NCAA Basketball: Baylor at West Virginia Ben Queen-USA TODAY Sports

Baylor’s offense has been incredible in league play. In six Big 12 games, Baylor has the league’s most efficient offense. The Bears have a lead of 5.6 points per 100 possessions over the next highest team. That gap is the difference between the 2nd and 7th rated unit.

The Bears have done that without Tristan Clark, their best player, in four of those games.

Here are five things that have helped Baylor build that offense:

1) Offensive rebounding- The Bears are collecting 39.9% of their misses in league play. They grabbed 50% against Kansas. Those second chances have helped Baylor get open threes:

2) Makai Mason in the paint- Baylor’s point guard went 8-of-8 from two against West Virginia. The Mountaineers had to feel good several times when Mason reached the paint. But those feelings didn’t matter:

Send everyone to stop Mason, and he’ll make unbelievable passes for open threes:

3) Good play from Freddie Gillespie and Flo Thamba- Gillespie has shocked me recently. He was out of the rotation until the Clark injury, and he struggled mightily against Kansas. But as someone close to the program told me, “Freddie always works hard.” And he’s been phenomenal for the team. He hit four big free throws to seal the win in Stillwater, and he’s put himself in the right spots on offense. Jared Butler’s path to the hoop was a lot easier with his great seal:

Thamba has shown a flair for play-making and rolled to the hoop well. He also helped set up King McClure for a great 3-point look against Oklahoma State:

4) Jared Butler is the Big 12’s best freshman- That seemed like an impossible ask. He didn’t get to Baylor until late in the summer, and Kansas has Quentin Grimes and Devon Dotson.

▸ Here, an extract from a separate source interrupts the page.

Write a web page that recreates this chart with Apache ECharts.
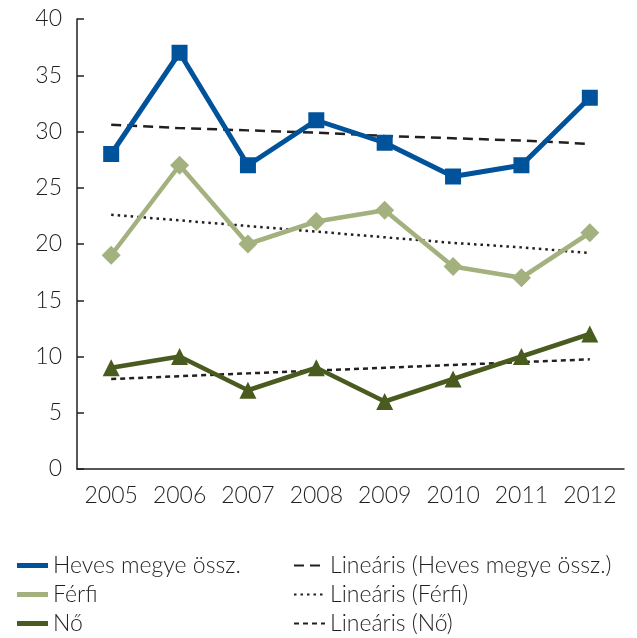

Butler has been superb. He’s hit 41% of his triples in league play and is 5th in conference play in assist rate. Those fantastic instincts helped him swipe the ball from Texas Tech twice, both led to easy buckets:

5) King McClure and company blasting away deep threes- McClure was Co-Big 12 Player of the Week last week after his career high 29 point game against Oklahoma State and 7-of-11 shooting from deep.

McClure, Butler and Mason are firing away from well behind the line. When I interviewed McClure this summer, we talked about Villanova’s offense launching those deep threes. It turned out their percentage didn’t change much taking deep threes. McClure said, “If you have range like that, it can mess with a team’s defense. The college floor is so compact.” Texas Tech’s defense wasn’t prepared for this:

McClure also told me this summer that, “When you’re able to stretch out and the defense has to move with you, it creates more space and driving lanes for the big..the help side defender has to make a decision, am I going to tag the roller?” Texas Tech decided to tag the roller—something that should portend well against Kansas State (the Big 12’s other best defense) because they also love to do that—and Mason stepped way back and made it:

Hope going forward:

Mario Kegler has also looked way better recently. When West Virginia cut the deficit to single digits, he powered through and hit two giant shots. He’s fired a couple threes lately with less of a hitch in his shoot too.

In four games without their best player, Baylor has built the best offense in the league. They were the only team to score more than 1 PPP against Texas Tech. They won in Stillwater and Morgantown. And they’ve shown a bevy of reasons to believe the dream lives on.